* Given instruction
Please output every line of the material as it stands, without the pictures.

* Recorded information
»»

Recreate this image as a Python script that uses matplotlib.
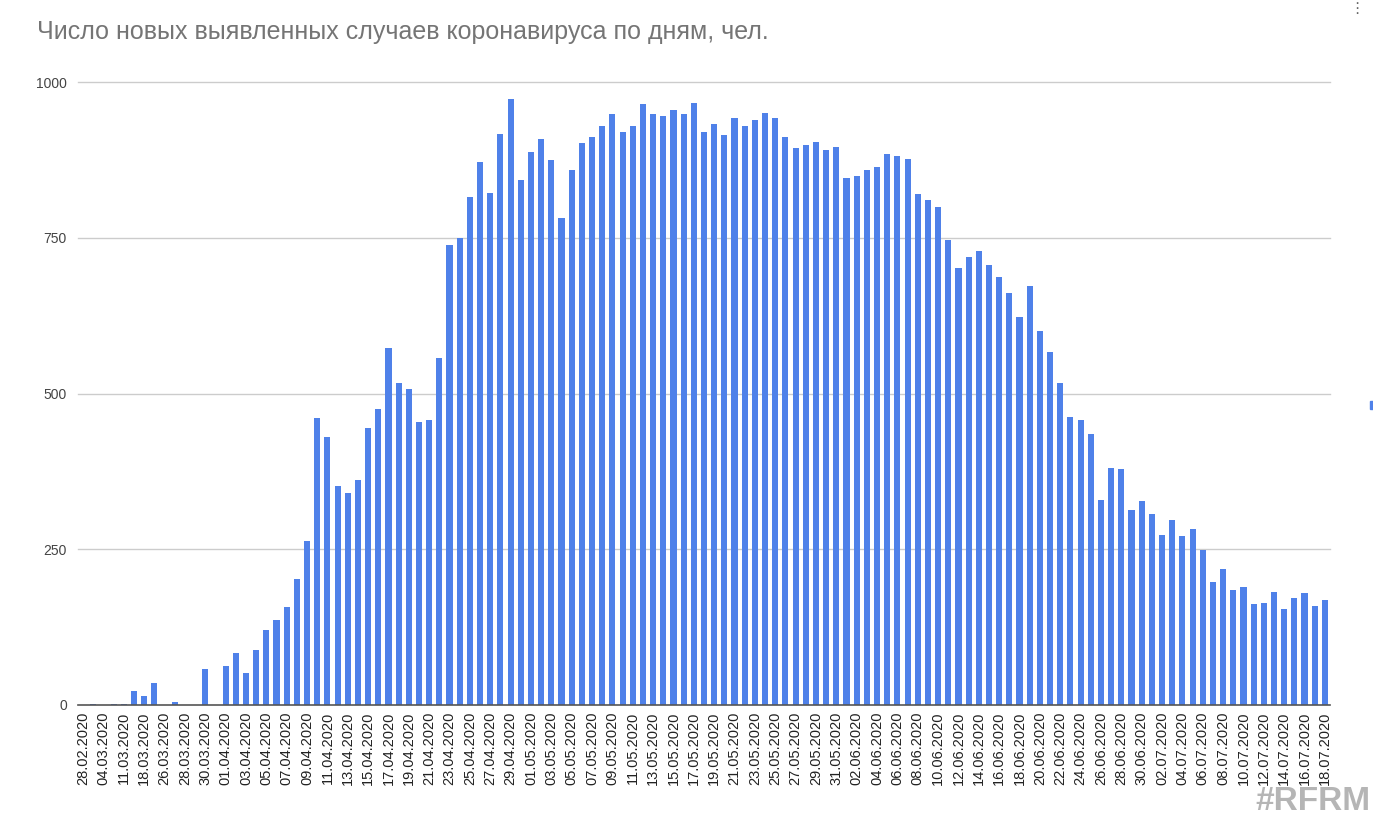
import numpy as np
import matplotlib.pyplot as plt
from matplotlib.patches import Rectangle
from datetime import date, timedelta

# dates: sparse start, then daily from 26.03 to 18.07
early_dates = ["28.02.2020", "02.03.2020", "04.03.2020", "06.03.2020",
               "11.03.2020", "14.03.2020", "18.03.2020", "21.03.2020"]
daily_start = date(2020, 3, 26)
daily_end = date(2020, 7, 18)
daily_dates = []
d = daily_start
while d <= daily_end:
    daily_dates.append(d.strftime("%d.%m.%Y"))
    d += timedelta(days=1)
dates = early_dates + daily_dates

# new cases per day
cases = [
    0, 2, 0, 2, 2, 22, 15, 35,                     # 28.02 - 21.03
    0, 5, 0, 0, 57, 0,                             # 26.03 - 31.03
    63, 84, 51, 89, 121, 136, 158, 203, 263, 461,  # 01.04 - 10.04
    430, 351, 340, 361, 445, 475, 573, 517, 508, 455,
    457, 557, 739, 749, 815, 871, 822, 917, 972, 843,  # 21.04 - 30.04
    887, 909, 875, 781, 858, 902, 911, 930, 948, 919,  # 01.05 - 10.05
    930, 965, 948, 945, 955, 949, 966, 919, 933, 915,
    943, 929, 939, 950, 942, 912, 894, 899, 903, 891,
    895, 846, 849, 859, 864, 885, 881, 876, 820, 810,  # 31.05 - 09.06
    799, 747, 701, 719, 729, 706, 687, 661, 622, 673,
    601, 567, 517, 463, 457, 435, 329, 381, 379, 313,
    328, 306, 273, 297, 272, 283, 249, 197, 219, 185,  # 30.06 - 09.07
    190, 162, 163, 181, 154, 172, 179, 159, 169,       # 10.07 - 18.07
]

yticks = [0, 250, 500, 750, 1000]

fig = plt.figure(figsize=(13.73, 8.17), dpi=100)
ax = fig.add_axes([78 / 1373, 112 / 817, 1252 / 1373, 623 / 817])

x = np.arange(len(dates))
ax.bar(x, cases, width=0.6, color="#4f81e9", zorder=3)

ax.set_xlim(-0.5, len(dates) - 0.5)
ax.set_ylim(0, 1000)
ax.set_yticks(yticks)
ax.set_yticklabels([str(v) for v in yticks], fontsize=10, color="#444444",
                   family="Liberation Sans")
ax.set_xticks(x[::2])
ax.set_xticklabels(dates[::2], rotation=90, fontsize=10.5, color="#222222",
                   family="Liberation Sans")
ax.tick_params(axis="both", length=0)
ax.tick_params(axis="y", pad=8)
ax.tick_params(axis="x", pad=5)

for v in yticks[1:]:
    ax.axhline(v, color="#cccccc", lw=1, zorder=1, clip_on=False)
ax.axhline(0, color="#555555", lw=1.2, zorder=4, clip_on=False)
for s in ax.spines.values():
    s.set_visible(False)

fig.text(37 / 1373, 1 - 32 / 817,
         "Число новых выявленных случаев коронавируса по дням, чел.",
         fontsize=18, color="#757575", family="Liberation Sans",
         ha="left", va="center")

fig.text(1370 / 1373, 0.5 / 817, "#RFRM", fontsize=24, fontweight="bold",
         color="#b5b5b5", family="Liberation Sans", ha="right", va="bottom")

# leftovers of the chart widget at the right edge
fig.patches.append(Rectangle((1370 / 1373, 1 - 409 / 817), 3 / 1373, 8 / 817,
                             transform=fig.transFigure, color="#4f81e9"))
fig.text(1357 / 1373, 1 - 1 / 817, "⋮", fontsize=11, color="#666666",
         ha="center", va="top")

fig.savefig("out.png", dpi=100)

««

* Exercise solution
Recreate this image as a Python script that uses matplotlib.
import numpy as np
import matplotlib.pyplot as plt
from matplotlib.patches import Rectangle
from datetime import date, timedelta

# dates: sparse start, then daily from 26.03 to 18.07
early_dates = ["28.02.2020", "02.03.2020", "04.03.2020", "06.03.2020",
               "11.03.2020", "14.03.2020", "18.03.2020", "21.03.2020"]
daily_start = date(2020, 3, 26)
daily_end = date(2020, 7, 18)
daily_dates = []
d = daily_start
while d <= daily_end:
    daily_dates.append(d.strftime("%d.%m.%Y"))
    d += timedelta(days=1)
dates = early_dates + daily_dates

# new cases per day
cases = [
    0, 2, 0, 2, 2, 22, 15, 35,                     # 28.02 - 21.03
    0, 5, 0, 0, 57, 0,                             # 26.03 - 31.03
    63, 84, 51, 89, 121, 136, 158, 203, 263, 461,  # 01.04 - 10.04
    430, 351, 340, 361, 445, 475, 573, 517, 508, 455,
    457, 557, 739, 749, 815, 871, 822, 917, 972, 843,  # 21.04 - 30.04
    887, 909, 875, 781, 858, 902, 911, 930, 948, 919,  # 01.05 - 10.05
    930, 965, 948, 945, 955, 949, 966, 919, 933, 915,
    943, 929, 939, 950, 942, 912, 894, 899, 903, 891,
    895, 846, 849, 859, 864, 885, 881, 876, 820, 810,  # 31.05 - 09.06
    799, 747, 701, 719, 729, 706, 687, 661, 622, 673,
    601, 567, 517, 463, 457, 435, 329, 381, 379, 313,
    328, 306, 273, 297, 272, 283, 249, 197, 219, 185,  # 30.06 - 09.07
    190, 162, 163, 181, 154, 172, 179, 159, 169,       # 10.07 - 18.07
]

yticks = [0, 250, 500, 750, 1000]

fig = plt.figure(figsize=(13.73, 8.17), dpi=100)
ax = fig.add_axes([78 / 1373, 112 / 817, 1252 / 1373, 623 / 817])

x = np.arange(len(dates))
ax.bar(x, cases, width=0.6, color="#4f81e9", zorder=3)

ax.set_xlim(-0.5, len(dates) - 0.5)
ax.set_ylim(0, 1000)
ax.set_yticks(yticks)
ax.set_yticklabels([str(v) for v in yticks], fontsize=10, color="#444444",
                   family="Liberation Sans")
ax.set_xticks(x[::2])
ax.set_xticklabels(dates[::2], rotation=90, fontsize=10.5, color="#222222",
                   family="Liberation Sans")
ax.tick_params(axis="both", length=0)
ax.tick_params(axis="y", pad=8)
ax.tick_params(axis="x", pad=5)

for v in yticks[1:]:
    ax.axhline(v, color="#cccccc", lw=1, zorder=1, clip_on=False)
ax.axhline(0, color="#555555", lw=1.2, zorder=4, clip_on=False)
for s in ax.spines.values():
    s.set_visible(False)

fig.text(37 / 1373, 1 - 32 / 817,
         "Число новых выявленных случаев коронавируса по дням, чел.",
         fontsize=18, color="#757575", family="Liberation Sans",
         ha="left", va="center")

fig.text(1370 / 1373, 0.5 / 817, "#RFRM", fontsize=24, fontweight="bold",
         color="#b5b5b5", family="Liberation Sans", ha="right", va="bottom")

# leftovers of the chart widget at the right edge
fig.patches.append(Rectangle((1370 / 1373, 1 - 409 / 817), 3 / 1373, 8 / 817,
                             transform=fig.transFigure, color="#4f81e9"))
fig.text(1357 / 1373, 1 - 1 / 817, "⋮", fontsize=11, color="#666666",
         ha="center", va="top")

fig.savefig("out.png", dpi=100)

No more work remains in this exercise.